In January 1972, in a scene straight out of "Frankie and Johnny," trumpeter Lee Morgan was shot dead by his mistress at Slug's, a jazz club on New York City's Lower East Side. Morgan was thirty-three years old. His death—spectacular in jazz not so much because he was young as because it involved a woman instead of drugs—is remembered thus by one of his closest musical associates: "For years Lee had been with Helen [More], an older woman—maybe ten years older than him—who sort of looked after him and had straightened him out a little, helped him stay away from dope. A few weeks before his death, Lee had started hanging out with a younger girl, very pretty; she looked like Angela Davis. He was taking her all over town, showing her off to his friends. One day he dropped by the school in Harlem where I was teaching jazz workshops and introduced her to all of us.

"That night in January was one of the coldest nights of the year. It was about five degrees below zero, and Lee was relaxing between sets at the bar with this fine new girlfriend of his when Helen walked in.
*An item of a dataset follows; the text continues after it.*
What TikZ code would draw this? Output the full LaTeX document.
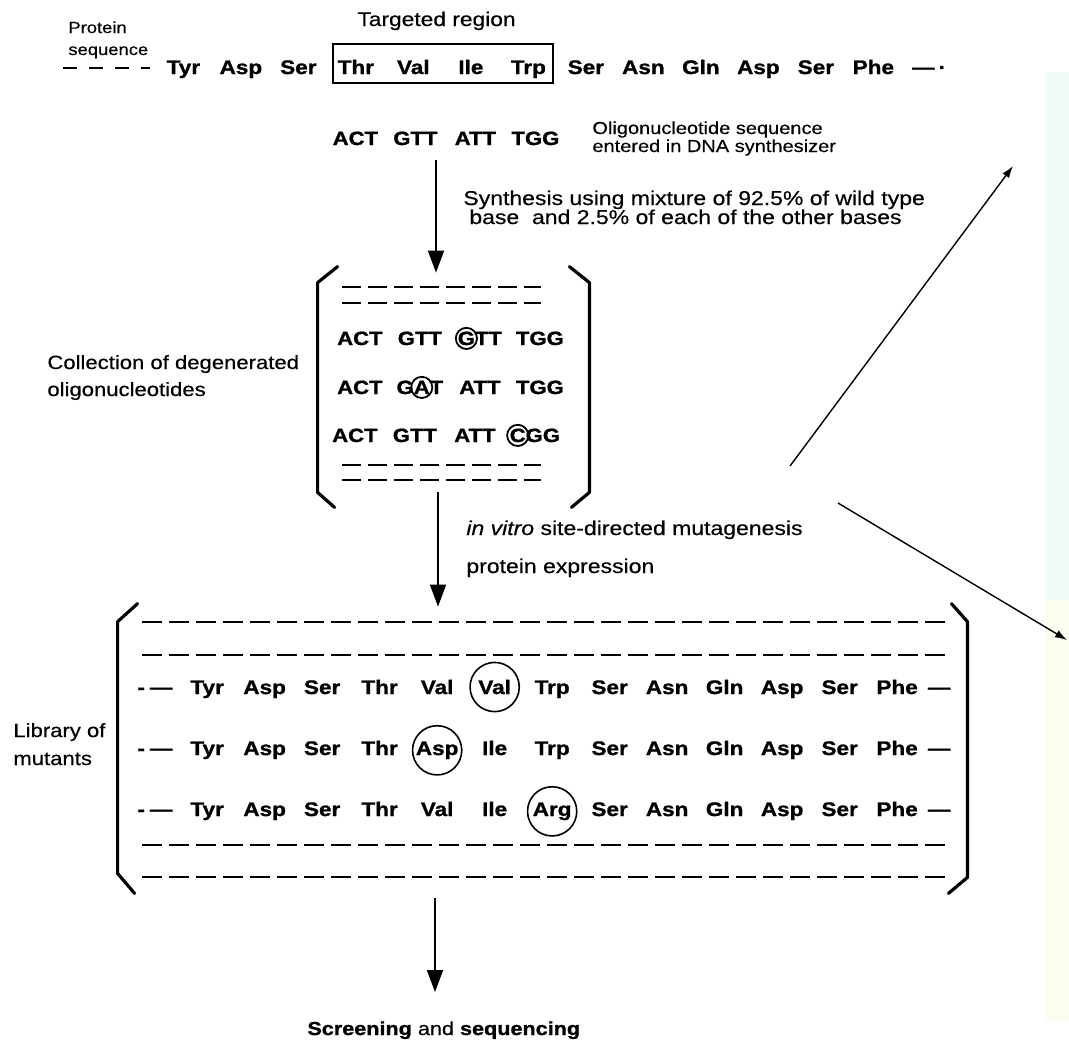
\documentclass[tikz,border=0pt]{standalone}
\usepackage{fontspec}
\setmainfont[FakeStretch=1.15,FakeBold=0.4,BoldFeatures={FakeBold=1.1}]{Liberation Sans}
\usetikzlibrary{arrows.meta}
\usetikzlibrary{positioning}

\definecolor{stripcyan}{RGB}{240,250,248}
\definecolor{stripyellow}{RGB}{252,253,241}

\newcommand{\amino}[1]{\makebox[28.75pt]{#1}}
\newcommand{\codon}[1]{\makebox[30pt]{#1}}
\newcommand{\ringed}[1]{\tikz[baseline=(rb.base)]{\node[inner sep=0pt] (rb) {#1}; \draw[overlay,line width=0.9pt] (rb.center) circle (5.3pt);}}
\newcommand{\ringword}[1]{\tikz[baseline=(rw.base)]{\node[inner sep=0pt] (rw) {#1}; \draw[overlay,line width=0.8pt] (rw.center) circle (12.3pt);}}

\begin{document}
\begin{tikzpicture}[x=0.5pt,y=-0.5pt,
    lbl/.style={inner sep=0pt,anchor=base west,align=left,font=\fontsize{9.8}{9.5}\selectfont},
    seqrow/.style={inner sep=0pt,anchor=base west,font=\fontsize{9.8}{12}\selectfont\bfseries},
    region/.style={inner sep=0pt},
    bracket/.style={line width=1.6pt,line join=round,line cap=round},
    strand/.style={line width=1.4pt,dash pattern=on 10pt off 3.5pt},
    flow/.style={line width=0.9pt,-{Triangle[length=11pt,width=8pt]}},
    branch/.style={line width=0.7pt,-{Latex[length=6pt,width=4pt]}}]

  \useasboundingbox (0,0) rectangle (1069,1041);
  \fill[stripcyan] (1046,72) rectangle (1069,600);
  \fill[stripyellow] (1046,600) rectangle (1069,1021);

  % protein sequence
  \node[lbl,font=\fontsize{8}{11}\selectfont] (protlbl) at (68,55) {Protein\\sequence};
  \draw[line width=1.1pt,dash pattern=on 7pt off 6pt] (63,68) -- (150,68);
  \node[seqrow] (prot) at (154.25,74) {\amino{Tyr}\amino{Asp}\amino{Ser}\amino{Thr}\amino{Val}\amino{Ile}\amino{Trp}\amino{Ser}\amino{Asn}\amino{Gln}\amino{Asp}\amino{Ser}\amino{Phe}\hspace{5pt}—\hspace{2pt}·};
  \node[draw,line width=1.2pt,minimum width=110pt,minimum height=19.5pt] (target) at (443,63.5) {};
  \node[lbl,font=\fontsize{9.9}{10}\selectfont] (targetlbl) at (357,26) {Targeted region};

  % oligonucleotide
  \node[seqrow,font=\fontsize{9.6}{12}\selectfont\bfseries] (wt) at (325,145) {\codon{ACT}\codon{GTT}\codon{ATT}\codon{TGG}};
  \node[lbl,font=\fontsize{8.7}{9}\selectfont] (wtlbl) at (592,152) {Oligonucleotide sequence\\entered in DNA synthesizer};
  \node[lbl,font=\fontsize{10}{9.5}\selectfont] (synth) at (463,224) {Synthesis using mixture of 92.5\% of wild type\\\hspace{3pt}base\ \ and 2.5\% of each of the other bases};

  % degenerated oligonucleotides
  \node[region,minimum width=135.5pt,minimum height=120pt] (pool) at (453.5,387) {};
  \draw[bracket] ([xshift=10pt]pool.north west) -- ([yshift=-8pt]pool.north west) -- ([yshift=7.5pt]pool.south west) -- ([xshift=8.5pt]pool.south west);
  \draw[bracket] ([xshift=-10pt]pool.north east) -- ([yshift=-8pt]pool.north east) -- ([yshift=7.5pt]pool.south east) -- ([xshift=-9pt]pool.south east);
  \draw[strand,dash pattern=on 9.5pt off 3.5pt] (342,287) -- (541,287);
  \draw[strand,dash pattern=on 9.5pt off 3.5pt] (342,303) -- (541,303);
  \draw[strand,dash pattern=on 9.5pt off 3.5pt] (342,465) -- (541,465);
  \draw[strand,dash pattern=on 9.5pt off 3.5pt] (342,480) -- (541,480);
  \node[seqrow,font=\fontsize{9.6}{12}\selectfont\bfseries] (oligoA) at (329.5,345) {\codon{ACT}\codon{GTT}\codon{\ringed{G}TT}\codon{TGG}};
  \node[seqrow,font=\fontsize{9.6}{12}\selectfont\bfseries] (oligoB) at (329.5,394) {\codon{ACT}\codon{G\ringed{A}T}\codon{ATT}\codon{TGG}};
  \node[seqrow,font=\fontsize{9.6}{12}\selectfont\bfseries] (oligoC) at (324.5,442) {\codon{ACT}\codon{GTT}\codon{ATT}\codon{\ringed{C}GG}};
  \node[lbl,font=\fontsize{9.6}{13.5}\selectfont] (poollbl) at (47,396) {Collection of degenerated\\oligonucleotides};

  % mutagenesis
  \node[lbl,font=\fontsize{10}{10}\selectfont] (invitro) at (466,535) {\textit{in vitro} site-directed mutagenesis};
  \node[lbl,font=\fontsize{10}{10}\selectfont] (express) at (466,573) {protein expression};

  % library of mutants
  \node[region,minimum width=424.5pt,minimum height=144.5pt] (lib) at (542.5,748.5) {};
  \draw[bracket] ([xshift=10pt]lib.north west) -- ([yshift=-9pt]lib.north west) -- ([yshift=10pt]lib.south west) -- ([xshift=8.5pt]lib.south west);
  \draw[bracket] ([xshift=-8pt]lib.north east) -- ([yshift=-9pt]lib.north east) -- ([yshift=8pt]lib.south east) -- ([xshift=-9.5pt]lib.south east);
  \draw[strand] (142,622) -- (951,622);
  \draw[strand] (142,655) -- (951,655);
  \draw[strand] (142,845) -- (951,845);
  \draw[strand] (142,877) -- (951,877);
  \node[seqrow] (mutA) at (137,694) {\makebox[20.5pt][l]{-\hspace{2.5pt}—}\amino{Tyr}\amino{Asp}\amino{Ser}\amino{Thr}\amino{Val}\amino{\ringword{Val}}\amino{Trp}\amino{Ser}\amino{Asn}\amino{Gln}\amino{Asp}\amino{Ser}\amino{Phe}\hspace{1pt}—};
  \node[seqrow] (mutB) at (137,755) {\makebox[20.5pt][l]{-\hspace{2.5pt}—}\amino{Tyr}\amino{Asp}\amino{Ser}\amino{Thr}\amino{\ringword{Asp}}\amino{Ile}\amino{Trp}\amino{Ser}\amino{Asn}\amino{Gln}\amino{Asp}\amino{Ser}\amino{Phe}\hspace{1pt}—};
  \node[seqrow] (mutC) at (137,816) {\makebox[20.5pt][l]{-\hspace{2.5pt}—}\amino{Tyr}\amino{Asp}\amino{Ser}\amino{Thr}\amino{Val}\amino{Ile}\amino{\ringword{Arg}}\amino{Ser}\amino{Asn}\amino{Gln}\amino{Asp}\amino{Ser}\amino{Phe}\hspace{1pt}—};
  \node[lbl,font=\fontsize{9.6}{14}\selectfont] (liblbl) at (13,765) {Library of\\mutants};

  \node[lbl,font=\fontsize{9.4}{10}\selectfont] (screen) at (307,1035) {\textbf{Screening} and \textbf{sequencing}};

  % arrows
  \coordinate (s1) at (436,160);
  \coordinate (s2) at (438,492);
  \coordinate (s3) at (435,898);
  \draw[flow] (s1) -- ([yshift=-3pt]s1 |- pool.north);
  \draw[flow] (s2) -- ([yshift=-1.5pt]s2 |- lib.north);
  \draw[flow] (s3) -- (s3 |- 0,992);

  \coordinate (upA) at (790,466);
  \coordinate (upB) at (1013,166);
  \coordinate (downA) at (838,503);
  \coordinate (downB) at (1067,640);
  \draw[branch] (upA) -- (upB);
  \draw[branch] (downA) -- (downB);
\end{tikzpicture}
\end{document}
She came up to him, but lee didn't want to be bothered and he walked her over to a table, sat her down, and told her to wait. Then he went back to the bar. After a while, she came up to him again. This time Lee took her by the shoulders and, without her overcoat or anything, marched her over to the door and put her out in the cold. Now she had Lee's pistol in her pocketbook, and when she came back in she pulled it out and shot him: one of those shots that go straight to the heart. A little red stain came up on his shirt—the bleeding was all inside—and a few minutes later he was dead. Then she realized what had happened and she was crying and hanging over him and screaming—'Mogie'—that was what she called him—'What have I done?' But he was dead.
David H Rosenthal, Hard Bop: Jazz and Black Music, 1955-1965, Oxford University Press, 1992

3 December 2002


Owen (age 4), after seeing his (next year) kindergarten teacher:
Owen: "And I already know Kindergarten Math!" (skips away proudly).
But then, after the teacher is gone:
Owen: (Pausing) "Mama, do I know Kindergarten Math?"
Gloria: "Let's see, what is zero plus five?"
Owen: "Five!" (resumes skipping).


Putting away dishes:
Gloria: "But that's not where that goes..."
Thane: "But that is where it went..."

Bumper sticker at the corner of Oregon Expressway & El Camino Real:

1 December 2002
An Amazing Optical Illusion (1995)

Using an "eyedropper" in a computer painting program, I verified that the squares A and B are indeed exactly the same shade of gray. Try squinting at it while holding your hands up so that all you can see is a narrow strip of the picture that includes the squares A and B.

For conclusive proof, print out the picture and cut out the diamond shapes of the "A" and "B" squares.